GSA hopes the program will eventually be used for all information technology systems, David McClure, associate administrator for GSA's Office of Citizen Services and Innovative Technologies, said today in congressional testimony. (COURTESY OF GSA)
The General Services Administration will launch a new effort this fall intended to help agencies overcome their security concerns with cloud computing.
The effort is called Fedramp — short for the Federal Risk and Authorization Management Program. Under Fedramp, an interagency group will inspect vendors' cloud computing solutions that federal agencies may be interested in using to ensure they meet complex IT security standards. Those standards are set by the National Institute of Standards and Technology.
The group will have members from GSA, the Defense and Homeland Security departments and the agency buying the cloud computing service.
Once certified by the group, called the Joint Authorization Board, vendor cloud computing solutions will not need to go through similar reviews again if other federal agencies opt to use them.
GSA hopes the program will eventually be used for all information technology systems, David McClure, associate administrator for GSA's Office of Citizen Services and Innovative Technologies, said today in congressional testimony.
GSA yesterday closed bidding on vendor cloud computing solutions aimed at moving agencies' IT infrastructure — such as servers, routers and switches — to Web-based storage and computing. McClure said one of those products that GSA selects will go through a Fedramp certification process by October.
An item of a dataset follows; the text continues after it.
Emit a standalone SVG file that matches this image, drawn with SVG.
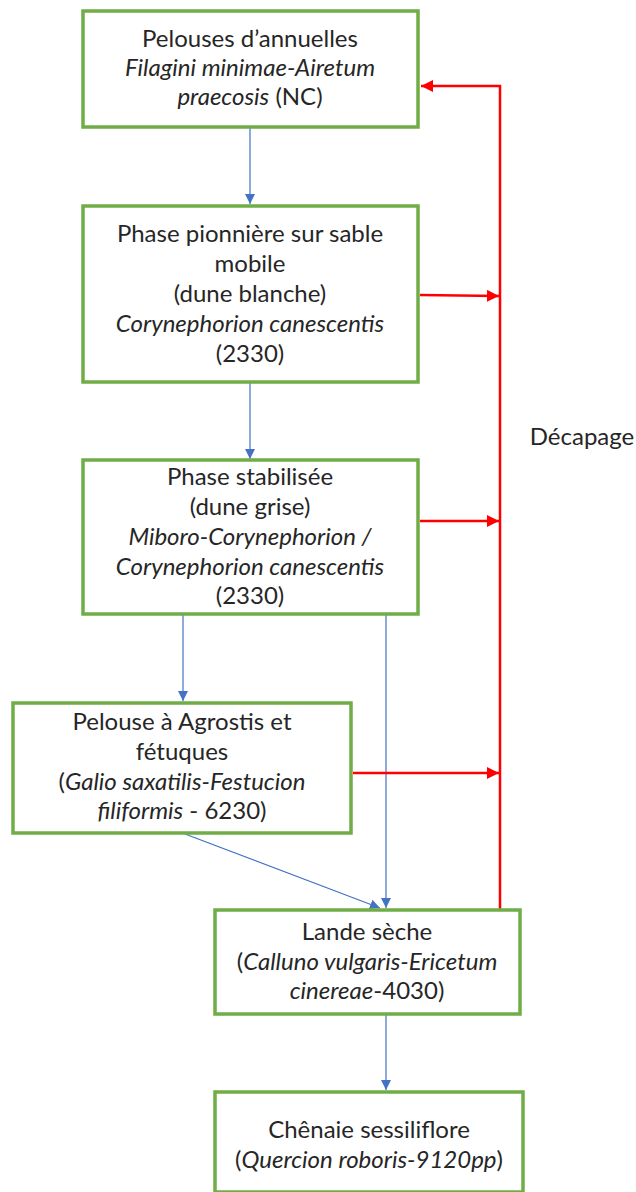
<svg xmlns="http://www.w3.org/2000/svg" width="636" height="1192" viewBox="0 0 636 1192">
<style>
.box{fill:#fff;stroke:#70AD47;stroke-width:3.5}
text{font-family:Lato,"Open Sans",sans-serif;font-size:24px;fill:#262626;text-anchor:middle}
.i{font-style:italic}
.blue{stroke:#4472C4;stroke-width:1.2;fill:none}
.red{stroke:#FF0000;stroke-width:2.5;fill:none}
</style>
<defs>
<marker id="ab" viewBox="0 0 10 10" refX="10" refY="5" markerWidth="10" markerHeight="10" markerUnits="userSpaceOnUse" orient="auto"><path d="M0,0 L10,5 L0,10 z" fill="#4472C4"/></marker>
<marker id="ar" viewBox="0 0 10 10" refX="10" refY="5" markerWidth="12" markerHeight="12" markerUnits="userSpaceOnUse" orient="auto"><path d="M0,0 L10,5 L0,10 z" fill="#FF0000"/></marker>
</defs>
<rect width="636" height="1192" fill="#fff"/>
<g id="connectors">
<line class="blue" x1="250" y1="127" x2="250" y2="204" marker-end="url(#ab)"/>
<line class="blue" x1="250" y1="382" x2="250" y2="459" marker-end="url(#ab)"/>
<line class="blue" x1="183" y1="615" x2="183" y2="701" marker-end="url(#ab)"/>
<line class="blue" x1="386" y1="615" x2="386" y2="908" marker-end="url(#ab)"/>
<line class="blue" x1="185" y1="834" x2="380" y2="908" marker-end="url(#ab)"/>
<line class="blue" x1="386" y1="1015" x2="386" y2="1090" marker-end="url(#ab)"/>
<polyline class="red" points="500,909 500,86 421,86" marker-end="url(#ar)"/>
<line class="red" x1="420" y1="295" x2="499" y2="296" marker-end="url(#ar)"/>
<line class="red" x1="420" y1="521" x2="499" y2="521" marker-end="url(#ar)"/>
<line class="red" x1="353" y1="773" x2="499" y2="773" marker-end="url(#ar)"/>
</g>
<text x="582" y="445">Décapage</text>
<g id="n1">
<rect class="box" x="83" y="11" width="335" height="116"/>
<text x="250" y="47">Pelouses d’annuelles</text>
<text x="250" y="76" class="i">Filagini minimae-Airetum</text>
<text x="250" y="105"><tspan class="i">praecosis</tspan> (NC)</text>
</g>
<g id="n2">
<rect class="box" x="83" y="206" width="335" height="176"/>
<text x="250" y="242">Phase pionnière sur sable</text>
<text x="250" y="272">mobile</text>
<text x="250" y="302">(dune blanche)</text>
<text x="250" y="332" class="i">Corynephorion canescentis</text>
<text x="250" y="362">(2330)</text>
</g>
<g id="n3">
<rect class="box" x="83" y="460" width="335" height="154"/>
<text x="250" y="485">Phase stabilisée</text>
<text x="250" y="515">(dune grise)</text>
<text x="250" y="545" class="i">Miboro-Corynephorion /</text>
<text x="250" y="575" class="i">Corynephorion canescentis</text>
<text x="250" y="604">(2330)</text>
</g>
<g id="n4">
<rect class="box" x="13" y="703" width="338" height="130"/>
<text x="182" y="730">Pelouse à Agrostis et</text>
<text x="182" y="760">fétuques</text>
<text x="182" y="790">(<tspan class="i">Galio saxatilis-Festucion</tspan></text>
<text x="182" y="819"><tspan class="i">filiformis</tspan> - 6230)</text>
</g>
<g id="n5">
<rect class="box" x="215" y="910" width="305" height="104"/>
<text x="367" y="940">Lande sèche</text>
<text x="367" y="970">(<tspan class="i">Calluno vulgaris-Ericetum</tspan></text>
<text x="367" y="999"><tspan class="i">cinereae</tspan>-4030)</text>
</g>
<g id="n6">
<rect class="box" x="215" y="1092" width="308" height="100"/>
<text x="369" y="1138">Chênaie sessiliflore</text>
<text x="369" y="1168">(<tspan class="i">Quercion roboris-9120pp</tspan>)</text>
</g>
</svg>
Some companies — Google, for instance — already are reviewing with GSA their security measures for cloud-computing solutions so they have a head start when Fedramp is ready to roll, GSA chief information officer Casey Coleman said yesterday in an interview with Federal Times.
The Government Accountability Office told the committee yesterday that federal agencies are wary of moving into the cloud because of security concerns and insufficient guidance from the Obama administration and GSA. The Office of Management and Budget has said it will issue later this year a federal cloud-computing strategy for the next five to 10 years.
Twenty-two of 24 major federal agencies told GAO that they are "concerned" or "very concerned" about information security risks associated with cloud computing. Agencies also said that having cloud-computing providers precertified for federal information security requirements — which is what FedRAMP will do — would make it easier for them to consider adopting cloud computing.
Gregory Wilshusen of GAO said agencies are now taking a "go slow" approach to cloud computing and putting only "low-impact, low-sensitivity" information in the cloud. He acknowledged that there are "very real risks with putting information out in the cloud."